## The problem
Repeat exactly, and only, the lines from the one that contains "Write the D3.js code for this chart." through the one that contains "const y = d3.scaleLinear().domain([26.0, 28.4]).range([height", both ends included.

## Listed entries
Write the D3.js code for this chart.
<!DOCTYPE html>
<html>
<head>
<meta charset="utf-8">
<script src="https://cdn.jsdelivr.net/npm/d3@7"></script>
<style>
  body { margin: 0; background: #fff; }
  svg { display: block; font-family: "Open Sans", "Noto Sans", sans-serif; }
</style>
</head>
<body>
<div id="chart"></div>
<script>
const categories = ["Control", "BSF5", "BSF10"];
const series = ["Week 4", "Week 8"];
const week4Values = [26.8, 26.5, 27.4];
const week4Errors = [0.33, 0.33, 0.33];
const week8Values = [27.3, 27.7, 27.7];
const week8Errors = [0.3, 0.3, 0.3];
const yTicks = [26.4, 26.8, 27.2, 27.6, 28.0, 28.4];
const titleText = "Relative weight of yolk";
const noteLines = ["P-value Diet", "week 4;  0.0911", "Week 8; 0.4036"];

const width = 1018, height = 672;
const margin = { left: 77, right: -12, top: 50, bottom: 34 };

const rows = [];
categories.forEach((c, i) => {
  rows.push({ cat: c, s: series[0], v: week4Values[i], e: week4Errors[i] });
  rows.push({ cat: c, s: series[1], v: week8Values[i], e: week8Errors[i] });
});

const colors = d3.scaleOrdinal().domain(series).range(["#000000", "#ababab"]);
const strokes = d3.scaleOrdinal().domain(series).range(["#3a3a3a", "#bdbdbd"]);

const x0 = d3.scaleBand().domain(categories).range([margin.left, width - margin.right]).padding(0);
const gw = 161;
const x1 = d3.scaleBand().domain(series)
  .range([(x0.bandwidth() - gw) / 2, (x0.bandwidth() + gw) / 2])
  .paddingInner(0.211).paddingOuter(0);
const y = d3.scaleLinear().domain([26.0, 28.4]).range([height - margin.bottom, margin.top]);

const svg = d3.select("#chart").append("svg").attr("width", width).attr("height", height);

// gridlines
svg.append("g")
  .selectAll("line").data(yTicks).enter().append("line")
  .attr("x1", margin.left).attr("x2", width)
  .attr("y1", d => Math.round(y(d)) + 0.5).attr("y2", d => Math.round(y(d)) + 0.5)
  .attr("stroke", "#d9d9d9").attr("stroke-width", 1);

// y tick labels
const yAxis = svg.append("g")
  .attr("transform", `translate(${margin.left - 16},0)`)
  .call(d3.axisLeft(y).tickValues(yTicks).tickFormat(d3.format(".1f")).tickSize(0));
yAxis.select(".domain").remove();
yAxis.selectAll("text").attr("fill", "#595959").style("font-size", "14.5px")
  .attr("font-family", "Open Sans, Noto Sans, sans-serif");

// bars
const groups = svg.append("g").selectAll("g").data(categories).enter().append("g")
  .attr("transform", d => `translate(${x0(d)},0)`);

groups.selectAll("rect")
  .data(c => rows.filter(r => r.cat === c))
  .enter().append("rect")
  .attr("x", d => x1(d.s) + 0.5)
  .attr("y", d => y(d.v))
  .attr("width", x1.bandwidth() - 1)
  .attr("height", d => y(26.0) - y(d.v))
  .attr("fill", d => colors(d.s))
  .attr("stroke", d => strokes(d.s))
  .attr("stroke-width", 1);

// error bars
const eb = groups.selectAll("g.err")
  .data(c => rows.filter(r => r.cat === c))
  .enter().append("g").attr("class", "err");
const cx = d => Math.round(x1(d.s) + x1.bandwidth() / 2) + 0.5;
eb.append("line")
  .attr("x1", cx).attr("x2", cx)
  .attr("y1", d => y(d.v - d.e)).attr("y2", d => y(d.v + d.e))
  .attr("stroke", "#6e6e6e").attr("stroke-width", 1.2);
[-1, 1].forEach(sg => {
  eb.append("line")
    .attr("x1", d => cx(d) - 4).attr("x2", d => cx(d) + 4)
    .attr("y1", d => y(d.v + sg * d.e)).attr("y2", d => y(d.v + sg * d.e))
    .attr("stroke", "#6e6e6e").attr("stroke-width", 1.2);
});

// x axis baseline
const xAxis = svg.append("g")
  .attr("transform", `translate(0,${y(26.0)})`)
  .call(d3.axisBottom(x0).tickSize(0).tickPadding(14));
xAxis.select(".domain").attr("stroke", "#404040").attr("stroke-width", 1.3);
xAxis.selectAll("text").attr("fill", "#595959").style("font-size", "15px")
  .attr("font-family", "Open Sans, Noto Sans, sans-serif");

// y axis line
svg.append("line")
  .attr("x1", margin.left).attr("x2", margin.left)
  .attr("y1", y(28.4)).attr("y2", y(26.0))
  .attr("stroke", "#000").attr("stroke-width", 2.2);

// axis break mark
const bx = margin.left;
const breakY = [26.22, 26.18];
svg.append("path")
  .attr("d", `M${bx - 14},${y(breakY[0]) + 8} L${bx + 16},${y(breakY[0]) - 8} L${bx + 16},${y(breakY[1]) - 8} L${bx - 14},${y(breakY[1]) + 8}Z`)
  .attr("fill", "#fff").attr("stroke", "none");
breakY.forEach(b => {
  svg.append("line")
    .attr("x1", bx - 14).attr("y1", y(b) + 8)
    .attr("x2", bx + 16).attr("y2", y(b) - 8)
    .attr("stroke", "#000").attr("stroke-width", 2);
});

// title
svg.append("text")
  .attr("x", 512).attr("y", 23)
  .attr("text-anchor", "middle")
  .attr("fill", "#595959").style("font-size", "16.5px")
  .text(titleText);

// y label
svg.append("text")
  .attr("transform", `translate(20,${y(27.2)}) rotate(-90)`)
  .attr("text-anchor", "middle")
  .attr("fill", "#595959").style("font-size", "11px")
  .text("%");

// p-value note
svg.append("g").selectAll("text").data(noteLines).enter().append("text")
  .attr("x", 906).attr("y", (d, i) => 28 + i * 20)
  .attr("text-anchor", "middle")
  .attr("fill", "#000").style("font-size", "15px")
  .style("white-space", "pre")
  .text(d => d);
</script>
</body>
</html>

==

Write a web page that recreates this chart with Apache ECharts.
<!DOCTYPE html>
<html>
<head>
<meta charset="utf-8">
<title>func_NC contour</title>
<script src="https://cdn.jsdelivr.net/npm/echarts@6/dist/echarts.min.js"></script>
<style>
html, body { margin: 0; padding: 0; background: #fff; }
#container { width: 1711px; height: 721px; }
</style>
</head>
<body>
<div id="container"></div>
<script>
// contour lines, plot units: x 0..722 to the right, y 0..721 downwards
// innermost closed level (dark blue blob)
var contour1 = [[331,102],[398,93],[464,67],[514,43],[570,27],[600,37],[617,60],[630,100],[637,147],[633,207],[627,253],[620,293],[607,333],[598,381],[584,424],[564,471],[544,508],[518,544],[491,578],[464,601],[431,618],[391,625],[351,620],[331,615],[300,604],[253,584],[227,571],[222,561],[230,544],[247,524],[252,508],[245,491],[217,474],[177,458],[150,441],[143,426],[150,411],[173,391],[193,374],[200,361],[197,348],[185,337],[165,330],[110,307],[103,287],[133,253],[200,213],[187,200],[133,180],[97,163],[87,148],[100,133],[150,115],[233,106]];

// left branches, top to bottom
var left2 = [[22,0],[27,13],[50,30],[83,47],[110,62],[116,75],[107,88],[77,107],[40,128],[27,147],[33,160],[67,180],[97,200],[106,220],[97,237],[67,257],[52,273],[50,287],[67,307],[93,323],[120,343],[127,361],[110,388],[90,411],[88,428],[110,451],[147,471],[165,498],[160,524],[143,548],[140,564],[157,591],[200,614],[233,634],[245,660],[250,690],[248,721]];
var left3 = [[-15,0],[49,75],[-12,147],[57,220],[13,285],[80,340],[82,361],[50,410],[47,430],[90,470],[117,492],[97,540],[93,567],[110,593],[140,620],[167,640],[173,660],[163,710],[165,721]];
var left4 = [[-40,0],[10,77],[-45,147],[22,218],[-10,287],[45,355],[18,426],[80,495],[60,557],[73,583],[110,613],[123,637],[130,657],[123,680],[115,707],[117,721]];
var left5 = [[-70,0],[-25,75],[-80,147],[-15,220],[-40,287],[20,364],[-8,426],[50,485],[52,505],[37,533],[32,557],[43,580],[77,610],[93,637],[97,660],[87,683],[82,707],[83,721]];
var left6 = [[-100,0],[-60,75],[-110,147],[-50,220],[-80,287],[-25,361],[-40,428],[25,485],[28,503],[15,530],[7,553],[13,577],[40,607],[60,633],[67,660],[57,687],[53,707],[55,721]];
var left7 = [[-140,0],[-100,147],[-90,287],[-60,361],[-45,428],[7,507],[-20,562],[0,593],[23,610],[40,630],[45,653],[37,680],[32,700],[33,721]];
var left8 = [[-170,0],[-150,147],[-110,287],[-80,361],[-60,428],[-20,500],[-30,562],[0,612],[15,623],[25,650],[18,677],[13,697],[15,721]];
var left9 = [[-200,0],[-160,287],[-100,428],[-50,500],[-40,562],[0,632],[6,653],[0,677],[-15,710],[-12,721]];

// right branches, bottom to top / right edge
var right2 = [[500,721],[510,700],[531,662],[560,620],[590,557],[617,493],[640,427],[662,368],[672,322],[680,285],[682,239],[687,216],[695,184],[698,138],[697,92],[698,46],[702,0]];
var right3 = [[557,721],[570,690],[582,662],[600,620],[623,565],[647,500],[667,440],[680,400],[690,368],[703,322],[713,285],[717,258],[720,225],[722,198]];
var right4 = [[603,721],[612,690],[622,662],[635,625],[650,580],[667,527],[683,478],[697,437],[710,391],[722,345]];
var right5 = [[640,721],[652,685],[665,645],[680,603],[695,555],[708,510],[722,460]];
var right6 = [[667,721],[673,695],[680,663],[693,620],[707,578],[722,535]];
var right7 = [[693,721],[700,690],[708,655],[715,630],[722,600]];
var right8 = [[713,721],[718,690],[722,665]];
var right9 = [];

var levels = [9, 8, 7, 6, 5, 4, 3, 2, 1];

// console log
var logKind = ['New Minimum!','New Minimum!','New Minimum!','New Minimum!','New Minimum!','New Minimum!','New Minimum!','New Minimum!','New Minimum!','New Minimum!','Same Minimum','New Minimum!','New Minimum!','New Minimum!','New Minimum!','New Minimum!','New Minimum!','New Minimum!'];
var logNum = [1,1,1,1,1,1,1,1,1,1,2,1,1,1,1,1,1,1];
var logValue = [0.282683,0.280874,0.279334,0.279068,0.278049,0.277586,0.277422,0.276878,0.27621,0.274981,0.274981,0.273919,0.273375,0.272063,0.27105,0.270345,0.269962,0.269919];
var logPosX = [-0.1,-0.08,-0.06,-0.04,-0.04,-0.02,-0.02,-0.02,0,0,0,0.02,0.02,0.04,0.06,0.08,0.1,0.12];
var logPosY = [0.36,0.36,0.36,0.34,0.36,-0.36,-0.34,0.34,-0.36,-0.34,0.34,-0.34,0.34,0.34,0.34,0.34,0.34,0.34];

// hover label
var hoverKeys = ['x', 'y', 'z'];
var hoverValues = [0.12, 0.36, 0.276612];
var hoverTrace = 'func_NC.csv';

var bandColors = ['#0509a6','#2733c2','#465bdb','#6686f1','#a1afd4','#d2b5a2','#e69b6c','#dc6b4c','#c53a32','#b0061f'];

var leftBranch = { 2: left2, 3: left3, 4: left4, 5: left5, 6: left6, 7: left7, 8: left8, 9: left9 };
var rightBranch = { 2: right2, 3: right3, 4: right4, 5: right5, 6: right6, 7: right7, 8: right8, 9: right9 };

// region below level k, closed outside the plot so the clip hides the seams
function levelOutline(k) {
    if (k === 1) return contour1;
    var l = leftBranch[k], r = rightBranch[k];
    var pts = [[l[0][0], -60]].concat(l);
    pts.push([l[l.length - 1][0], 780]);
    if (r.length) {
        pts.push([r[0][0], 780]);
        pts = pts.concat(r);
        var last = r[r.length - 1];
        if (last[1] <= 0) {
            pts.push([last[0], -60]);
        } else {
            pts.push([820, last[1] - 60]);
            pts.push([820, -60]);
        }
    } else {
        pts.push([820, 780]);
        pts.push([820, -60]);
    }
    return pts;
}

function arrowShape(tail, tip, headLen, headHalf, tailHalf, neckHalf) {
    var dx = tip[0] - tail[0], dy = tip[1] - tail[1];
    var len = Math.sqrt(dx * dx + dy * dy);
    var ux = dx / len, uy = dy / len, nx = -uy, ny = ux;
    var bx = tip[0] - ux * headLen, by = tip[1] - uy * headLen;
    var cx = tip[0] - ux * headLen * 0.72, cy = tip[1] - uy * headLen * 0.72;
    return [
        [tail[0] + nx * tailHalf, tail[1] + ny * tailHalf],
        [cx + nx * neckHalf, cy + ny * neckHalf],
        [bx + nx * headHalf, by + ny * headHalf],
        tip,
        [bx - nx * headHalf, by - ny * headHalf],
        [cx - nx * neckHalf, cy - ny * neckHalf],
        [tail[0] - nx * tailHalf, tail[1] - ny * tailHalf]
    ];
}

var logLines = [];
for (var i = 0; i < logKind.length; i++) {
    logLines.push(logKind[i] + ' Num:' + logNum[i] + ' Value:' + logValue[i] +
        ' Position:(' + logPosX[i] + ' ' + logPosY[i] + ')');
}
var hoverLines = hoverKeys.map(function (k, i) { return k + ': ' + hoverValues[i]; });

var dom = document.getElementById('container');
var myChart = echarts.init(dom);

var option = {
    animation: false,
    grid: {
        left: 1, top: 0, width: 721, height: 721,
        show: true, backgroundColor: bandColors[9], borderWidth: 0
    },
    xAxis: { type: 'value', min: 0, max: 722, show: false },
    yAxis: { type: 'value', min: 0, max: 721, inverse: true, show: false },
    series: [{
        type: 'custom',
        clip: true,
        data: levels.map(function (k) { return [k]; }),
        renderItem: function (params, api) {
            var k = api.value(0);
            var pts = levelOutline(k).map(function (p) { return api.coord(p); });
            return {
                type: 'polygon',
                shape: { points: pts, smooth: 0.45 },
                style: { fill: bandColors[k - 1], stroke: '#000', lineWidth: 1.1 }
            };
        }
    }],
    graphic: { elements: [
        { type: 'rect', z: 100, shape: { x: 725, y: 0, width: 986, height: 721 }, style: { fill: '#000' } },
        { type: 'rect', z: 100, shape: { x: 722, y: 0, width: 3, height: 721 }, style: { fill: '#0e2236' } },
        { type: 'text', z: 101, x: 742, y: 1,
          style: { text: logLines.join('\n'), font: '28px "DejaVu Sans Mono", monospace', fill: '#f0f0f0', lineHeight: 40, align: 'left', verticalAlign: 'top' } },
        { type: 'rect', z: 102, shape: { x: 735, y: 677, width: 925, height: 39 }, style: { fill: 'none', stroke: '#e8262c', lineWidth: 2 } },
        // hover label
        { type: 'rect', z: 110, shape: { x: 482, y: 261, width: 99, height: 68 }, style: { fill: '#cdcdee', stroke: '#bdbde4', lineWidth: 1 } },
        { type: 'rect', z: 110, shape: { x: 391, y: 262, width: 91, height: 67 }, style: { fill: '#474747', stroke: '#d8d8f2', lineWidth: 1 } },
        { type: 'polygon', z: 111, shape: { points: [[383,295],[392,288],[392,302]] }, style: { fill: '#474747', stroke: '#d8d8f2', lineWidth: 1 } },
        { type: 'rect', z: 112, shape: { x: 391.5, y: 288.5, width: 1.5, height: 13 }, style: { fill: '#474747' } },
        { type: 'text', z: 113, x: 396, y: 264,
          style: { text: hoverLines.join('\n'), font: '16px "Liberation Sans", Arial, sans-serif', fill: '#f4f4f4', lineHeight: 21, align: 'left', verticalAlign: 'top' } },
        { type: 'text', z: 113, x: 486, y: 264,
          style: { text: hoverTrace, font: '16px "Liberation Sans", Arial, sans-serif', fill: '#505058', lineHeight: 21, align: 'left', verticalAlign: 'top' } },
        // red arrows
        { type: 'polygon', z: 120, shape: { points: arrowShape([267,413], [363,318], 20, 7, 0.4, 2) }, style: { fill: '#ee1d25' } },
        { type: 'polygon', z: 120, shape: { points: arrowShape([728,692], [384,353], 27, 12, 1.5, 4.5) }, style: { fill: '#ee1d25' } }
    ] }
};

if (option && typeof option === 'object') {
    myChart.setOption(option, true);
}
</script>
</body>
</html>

...

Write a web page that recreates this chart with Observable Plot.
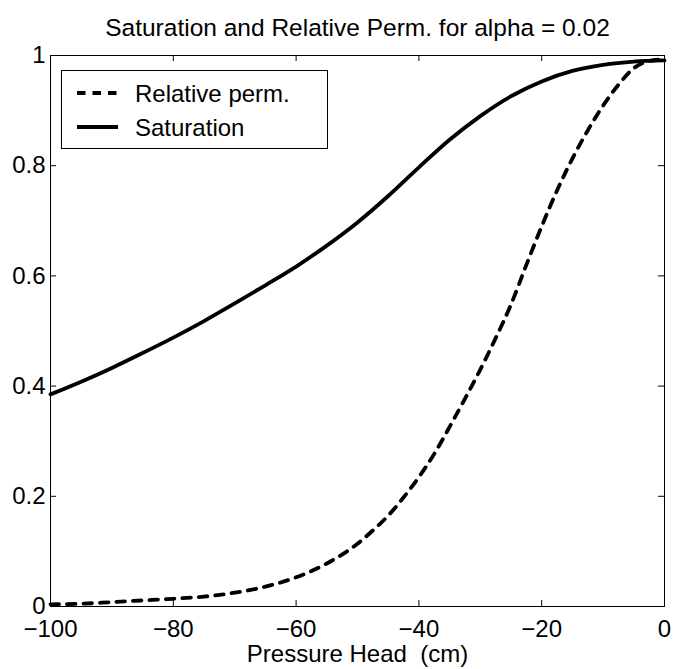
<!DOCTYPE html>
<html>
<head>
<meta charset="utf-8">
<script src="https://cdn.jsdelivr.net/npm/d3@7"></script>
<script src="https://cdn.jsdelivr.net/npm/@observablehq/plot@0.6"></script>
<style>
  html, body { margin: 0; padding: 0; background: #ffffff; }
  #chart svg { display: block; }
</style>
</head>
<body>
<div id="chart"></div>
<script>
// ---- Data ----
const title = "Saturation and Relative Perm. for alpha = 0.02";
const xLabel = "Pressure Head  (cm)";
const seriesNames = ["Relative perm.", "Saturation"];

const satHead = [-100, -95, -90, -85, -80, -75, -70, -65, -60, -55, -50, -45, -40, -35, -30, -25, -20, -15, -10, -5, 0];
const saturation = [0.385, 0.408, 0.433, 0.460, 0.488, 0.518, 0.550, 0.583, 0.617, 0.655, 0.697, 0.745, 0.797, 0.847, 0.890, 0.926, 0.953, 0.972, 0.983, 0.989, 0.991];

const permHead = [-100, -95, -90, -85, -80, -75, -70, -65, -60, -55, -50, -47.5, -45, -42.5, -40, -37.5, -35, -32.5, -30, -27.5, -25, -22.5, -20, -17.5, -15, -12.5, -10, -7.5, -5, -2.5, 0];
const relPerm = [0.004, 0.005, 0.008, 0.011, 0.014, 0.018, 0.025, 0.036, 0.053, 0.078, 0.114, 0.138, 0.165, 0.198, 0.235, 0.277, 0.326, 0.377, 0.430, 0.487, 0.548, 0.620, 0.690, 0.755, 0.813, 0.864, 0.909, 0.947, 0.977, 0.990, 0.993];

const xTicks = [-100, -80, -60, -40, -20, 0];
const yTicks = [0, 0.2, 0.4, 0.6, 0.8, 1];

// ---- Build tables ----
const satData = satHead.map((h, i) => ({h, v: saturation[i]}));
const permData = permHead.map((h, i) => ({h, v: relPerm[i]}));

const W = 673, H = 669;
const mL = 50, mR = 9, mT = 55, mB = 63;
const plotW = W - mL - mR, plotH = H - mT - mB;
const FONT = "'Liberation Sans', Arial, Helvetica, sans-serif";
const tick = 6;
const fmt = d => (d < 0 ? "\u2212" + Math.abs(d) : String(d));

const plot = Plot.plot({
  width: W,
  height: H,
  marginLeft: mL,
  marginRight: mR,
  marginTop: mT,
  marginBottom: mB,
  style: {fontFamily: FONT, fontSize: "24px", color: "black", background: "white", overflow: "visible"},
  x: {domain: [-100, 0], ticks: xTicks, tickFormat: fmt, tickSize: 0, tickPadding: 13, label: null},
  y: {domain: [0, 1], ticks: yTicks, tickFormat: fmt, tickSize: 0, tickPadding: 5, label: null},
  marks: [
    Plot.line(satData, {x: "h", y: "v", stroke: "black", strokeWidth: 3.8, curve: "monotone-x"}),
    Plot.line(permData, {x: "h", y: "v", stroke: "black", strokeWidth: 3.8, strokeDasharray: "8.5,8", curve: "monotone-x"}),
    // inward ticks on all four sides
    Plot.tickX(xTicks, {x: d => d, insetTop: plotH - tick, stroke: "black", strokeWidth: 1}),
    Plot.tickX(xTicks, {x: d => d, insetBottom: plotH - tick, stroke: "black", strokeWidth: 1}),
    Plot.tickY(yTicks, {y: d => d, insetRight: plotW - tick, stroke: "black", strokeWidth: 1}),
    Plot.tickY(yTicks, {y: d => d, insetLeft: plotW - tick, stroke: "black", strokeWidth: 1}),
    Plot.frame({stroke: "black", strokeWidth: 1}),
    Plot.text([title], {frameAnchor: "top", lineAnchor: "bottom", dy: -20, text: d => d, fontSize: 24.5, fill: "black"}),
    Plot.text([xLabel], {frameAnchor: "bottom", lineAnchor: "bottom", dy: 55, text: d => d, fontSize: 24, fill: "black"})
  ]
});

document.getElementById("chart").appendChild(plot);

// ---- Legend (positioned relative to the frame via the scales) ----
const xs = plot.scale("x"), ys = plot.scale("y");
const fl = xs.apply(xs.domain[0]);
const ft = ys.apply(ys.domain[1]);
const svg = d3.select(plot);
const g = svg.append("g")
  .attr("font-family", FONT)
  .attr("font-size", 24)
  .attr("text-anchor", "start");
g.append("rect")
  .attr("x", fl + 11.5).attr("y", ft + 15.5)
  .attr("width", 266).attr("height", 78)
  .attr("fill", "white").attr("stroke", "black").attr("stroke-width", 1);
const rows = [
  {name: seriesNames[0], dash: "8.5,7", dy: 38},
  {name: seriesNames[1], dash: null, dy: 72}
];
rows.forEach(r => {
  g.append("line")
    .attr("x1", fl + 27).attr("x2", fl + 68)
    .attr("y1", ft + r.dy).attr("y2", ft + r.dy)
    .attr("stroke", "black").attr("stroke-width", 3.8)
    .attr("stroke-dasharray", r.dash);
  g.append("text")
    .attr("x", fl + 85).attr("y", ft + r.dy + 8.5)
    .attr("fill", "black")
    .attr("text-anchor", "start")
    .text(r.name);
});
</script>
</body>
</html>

## Result of the task
Write the D3.js code for this chart.
<!DOCTYPE html>
<html>
<head>
<meta charset="utf-8">
<script src="https://cdn.jsdelivr.net/npm/d3@7"></script>
<style>
  body { margin: 0; background: #fff; }
  svg { display: block; font-family: "Open Sans", "Noto Sans", sans-serif; }
</style>
</head>
<body>
<div id="chart"></div>
<script>
const categories = ["Control", "BSF5", "BSF10"];
const series = ["Week 4", "Week 8"];
const week4Values = [26.8, 26.5, 27.4];
const week4Errors = [0.33, 0.33, 0.33];
const week8Values = [27.3, 27.7, 27.7];
const week8Errors = [0.3, 0.3, 0.3];
const yTicks = [26.4, 26.8, 27.2, 27.6, 28.0, 28.4];
const titleText = "Relative weight of yolk";
const noteLines = ["P-value Diet", "week 4;  0.0911", "Week 8; 0.4036"];

const width = 1018, height = 672;
const margin = { left: 77, right: -12, top: 50, bottom: 34 };

const rows = [];
categories.forEach((c, i) => {
  rows.push({ cat: c, s: series[0], v: week4Values[i], e: week4Errors[i] });
  rows.push({ cat: c, s: series[1], v: week8Values[i], e: week8Errors[i] });
});

const colors = d3.scaleOrdinal().domain(series).range(["#000000", "#ababab"]);
const strokes = d3.scaleOrdinal().domain(series).range(["#3a3a3a", "#bdbdbd"]);

const x0 = d3.scaleBand().domain(categories).range([margin.left, width - margin.right]).padding(0);
const gw = 161;
const x1 = d3.scaleBand().domain(series)
  .range([(x0.bandwidth() - gw) / 2, (x0.bandwidth() + gw) / 2])
  .paddingInner(0.211).paddingOuter(0);
const y = d3.scaleLinear().domain([26.0, 28.4]).range([height - margin.bottom, margin.top]);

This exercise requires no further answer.